Emergent design can quickly degrade into un-maintainable hack & slash yuckness without a set of guiding principles to keep you in check. Fortunately, Robert Martin’s SOLID Principles are just what the doctor ordered for saving your app from an early demise. By making sure your code continues to conform to these principles with each new refactor, you can make sure that your code is staying… well, solid and can live a long and healthy life to pave the way for many a developer’s employment long after you’ve moved on to newer and more exciting projects.

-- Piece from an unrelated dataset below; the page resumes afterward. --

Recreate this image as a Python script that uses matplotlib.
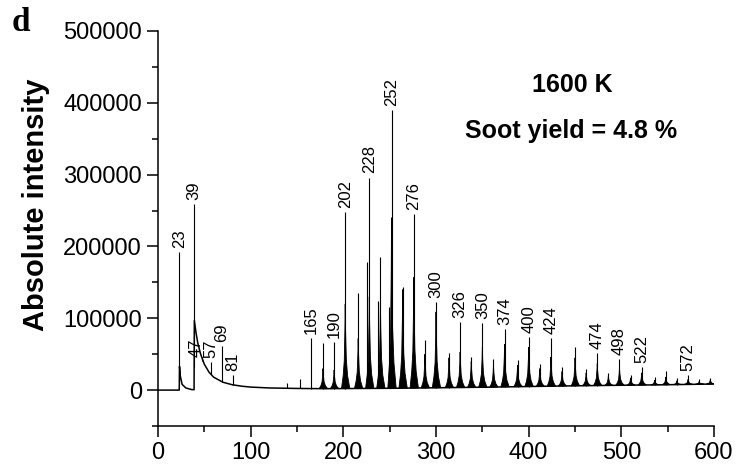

In Agile, we don’t have no stinkin’ time for Big Design Up Front. We want to start delivering as early and often as possible. It makes the customer happy and, if done right, it makes us developers happy too because it’s way more fun building stuff then sitting around pontificating the perfect method of yet-another-persistence layer.

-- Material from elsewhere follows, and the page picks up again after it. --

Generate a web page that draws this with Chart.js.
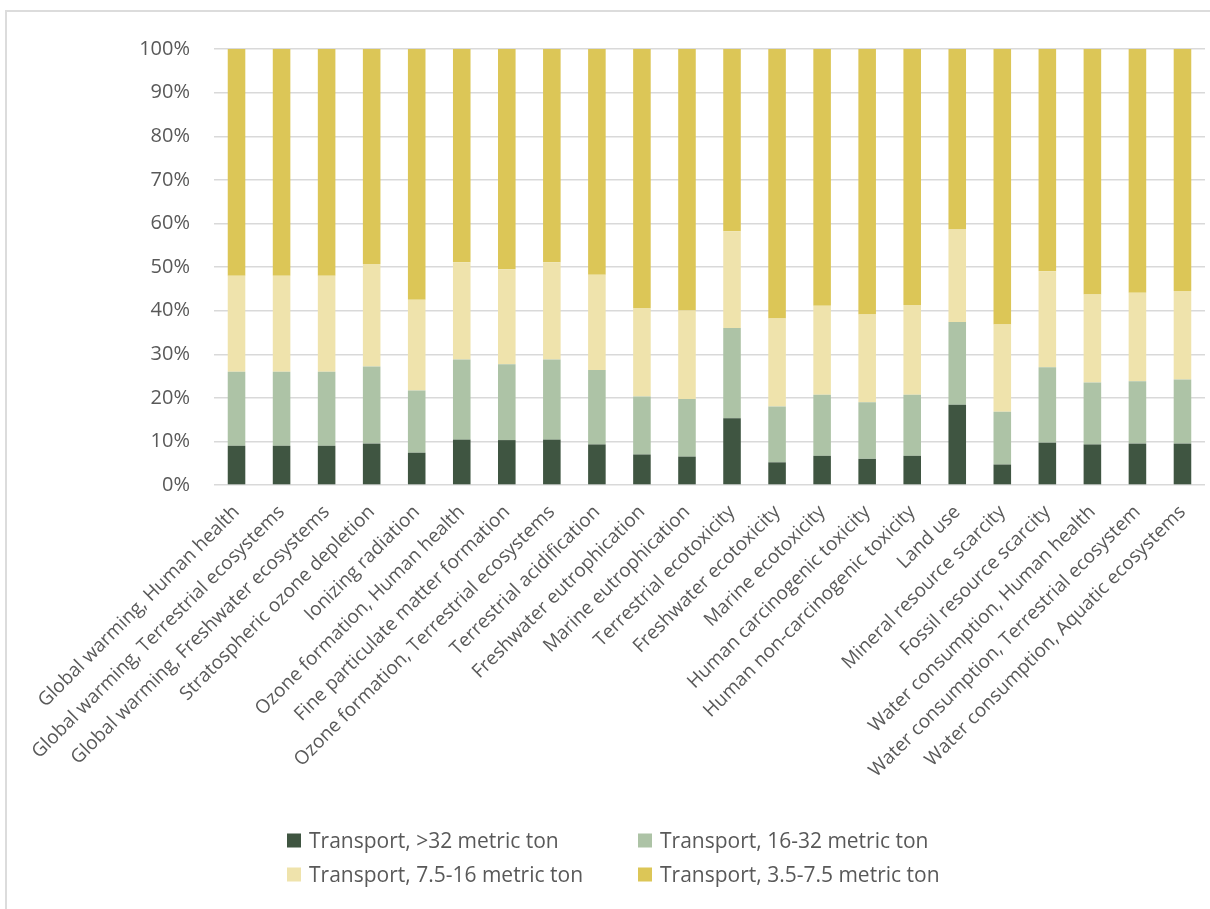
<!DOCTYPE html>
<html>
<head>
<meta charset="utf-8">
<script src="https://cdn.jsdelivr.net/npm/chart.js@4.4.1/dist/chart.umd.min.js"></script>
<style>
  html, body { margin: 0; padding: 0; background: #fff; overflow: hidden; }
  #wrap { position: relative; width: 1210px; height: 909px; }
  #frame { position: absolute; left: 5px; top: 10px; width: 1230px; height: 940px;
           border: 2px solid #dcdcdc; box-sizing: border-box; }
  #chart { position: absolute; left: 0; top: 0; }
</style>
</head>
<body>
<div id="wrap">
  <div id="frame"></div>
  <canvas id="chart" width="1210" height="909"></canvas>
</div>
<script>
'use strict';
//---------------- data ----------------
var categories = [
  'Global warming, Human health',
  'Global warming, Terrestrial ecosystems',
  'Global warming, Freshwater ecosystems',
  'Stratospheric ozone depletion',
  'Ionizing radiation',
  'Ozone formation, Human health',
  'Fine particulate matter formation',
  'Ozone formation, Terrestrial ecosystems',
  'Terrestrial acidification',
  'Freshwater eutrophication',
  'Marine eutrophication',
  'Terrestrial ecotoxicity',
  'Freshwater ecotoxicity',
  'Marine ecotoxicity',
  'Human carcinogenic toxicity',
  'Human non-carcinogenic toxicity',
  'Land use',
  'Mineral resource scarcity',
  'Fossil resource scarcity',
  'Water consumption, Human health',
  'Water consumption, Terrestrial ecosystem',
  'Water consumption, Aquatic ecosystems'
];

var seriesNames = [
  'Transport, >32 metric ton',
  'Transport, 16-32 metric ton',
  'Transport, 7.5-16 metric ton',
  'Transport, 3.5-7.5 metric ton'
];

// share of each impact category, in percent
var over32   = [9.0, 9.0, 9.0, 9.5, 7.4, 10.4, 10.3, 10.4, 9.3, 7.0, 6.5, 15.3, 5.2, 6.7, 6.0, 6.7, 18.4, 4.7, 9.7, 9.3, 9.5, 9.5];
var from16   = [17.0, 17.0, 17.0, 17.7, 14.3, 18.4, 17.4, 18.4, 17.1, 13.3, 13.2, 20.7, 12.8, 14.0, 13.0, 14.0, 19.0, 12.1, 17.3, 14.2, 14.3, 14.7];
var from7_5  = [22.0, 22.0, 22.0, 23.5, 20.8, 22.3, 21.8, 22.3, 21.8, 20.3, 20.3, 22.2, 20.2, 20.4, 20.1, 20.6, 21.2, 20.0, 22.0, 20.2, 20.3, 20.3];
var from3_5  = [52.0, 52.0, 52.0, 49.3, 57.5, 48.9, 50.5, 48.9, 51.8, 59.4, 60.0, 41.8, 61.8, 58.9, 60.9, 58.7, 41.4, 63.2, 51.0, 56.3, 55.9, 55.5];

var yTicks = [0, 10, 20, 30, 40, 50, 60, 70, 80, 90, 100];

var colors = ['#3f5541', '#adc3a6', '#efe3ac', '#dcc657'];

//---------------- legend drawn as a 2 x 2 grid ----------------
var gridLegend = {
  id: 'gridLegend',
  afterDraw: function (chart) {
    var ctx = chart.ctx;
    var cols = [287, 638], baselines = [848, 882];
    chart.data.datasets.forEach(function (ds, i) {
      var x = cols[i % 2], y = baselines[Math.floor(i / 2)];
      ctx.save();
      ctx.fillStyle = ds.backgroundColor;
      ctx.fillRect(x, y - 14.5, 14, 14);
      ctx.fillStyle = '#595959';
      ctx.font = '21px "Open Sans"';
      ctx.textBaseline = 'alphabetic';
      ctx.textAlign = 'left';
      ctx.fillText(ds.label, x + 22, y);
      ctx.restore();
    });
  }
};

var datasets = [over32, from16, from7_5, from3_5].map(function (vals, i) {
  return {
    label: seriesNames[i],
    data: vals,
    backgroundColor: colors[i],
    borderWidth: 0,
    barPercentage: 0.39,
    categoryPercentage: 1
  };
});

new Chart(document.getElementById('chart').getContext('2d'), {
  type: 'bar',
  data: { labels: categories, datasets: datasets },
  plugins: [gridLegend],
  options: {
    responsive: false,
    animation: false,
    events: [],
    layout: { padding: { top: 49, left: 0, right: 5, bottom: 94 } },
    plugins: {
      legend: { display: false },
      tooltip: { enabled: false }
    },
    scales: {
      x: {
        stacked: true,
        grid: { display: false },
        border: { display: false },
        afterFit: function (scale) { scale.height = 330; },
        ticks: {
          autoSkip: false,
          minRotation: 45,
          maxRotation: 45,
          padding: 8,
          color: '#595959',
          font: { family: '"Open Sans"', size: 19 }
        }
      },
      y: {
        stacked: true,
        min: 0,
        max: 100,
        afterFit: function (scale) { scale.width = 214; },
        afterBuildTicks: function (scale) {
          scale.ticks = yTicks.map(function (v) { return { value: v }; });
        },
        grid: { color: '#d9d9d9', lineWidth: 1.4, drawTicks: false },
        border: { display: false },
        ticks: {
          padding: 24,
          color: '#595959',
          font: { family: '"Open Sans"', size: 20 },
          callback: function (v) { return v + '%'; }
        }
      }
    }
  }
});
</script>
</body>
</html>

But, it’s also pretty scarey because if you don’t do the design up front, it means you have to do it continuously – every time you touch the code – or else, well, that’s going to become some really nasty code that isn’t going to be making anyone happy. So, every time you make a change to your code, you do some refactoring to keep the design from degrading. Great idea! But how do you know how or even what needs to be refactored? And how do you know when you’re done?

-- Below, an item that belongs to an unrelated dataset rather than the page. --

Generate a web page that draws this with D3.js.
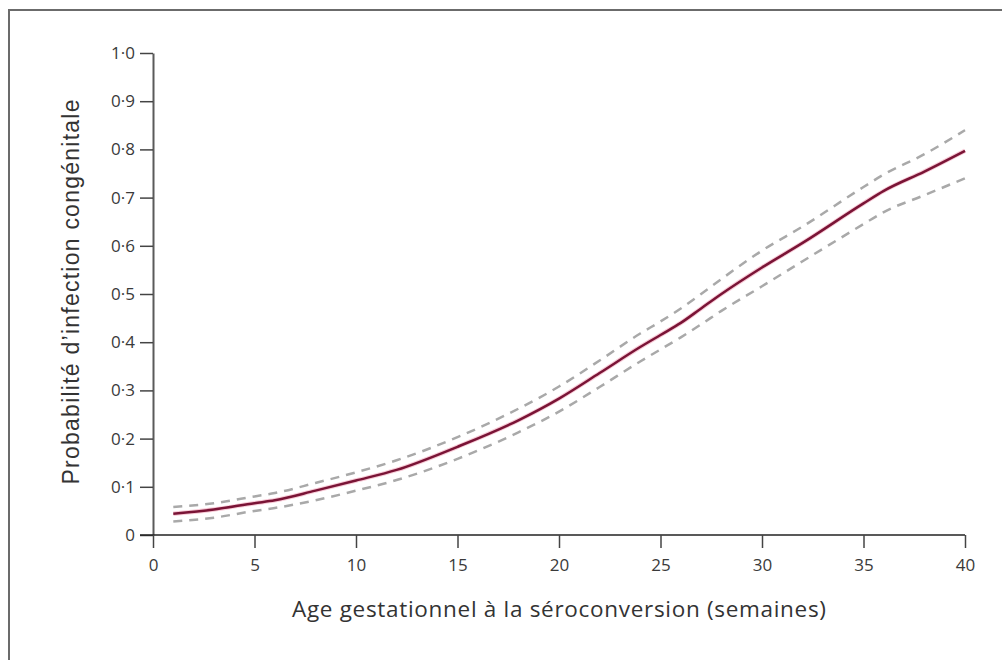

That’s where the principles of object oriented class design come in (acronym: SOLID). Each time you touch your code, ask yourself if it is still going to conform to these principles after your changes. If so, great, you’re all done! If not, refactor your classes according to the these principles:
Single Responsibility Principle
Open/Closed Principle
Liskov Substitution Principle
Interface Segregation Principle
Dependency Inversion Principle
But wait, what if that requires some really big changes? Won’t the risk of these changes breaking something outweigh the risk of my sloppy design breaking something? Well, no, silly, that’s where your unit tests come in.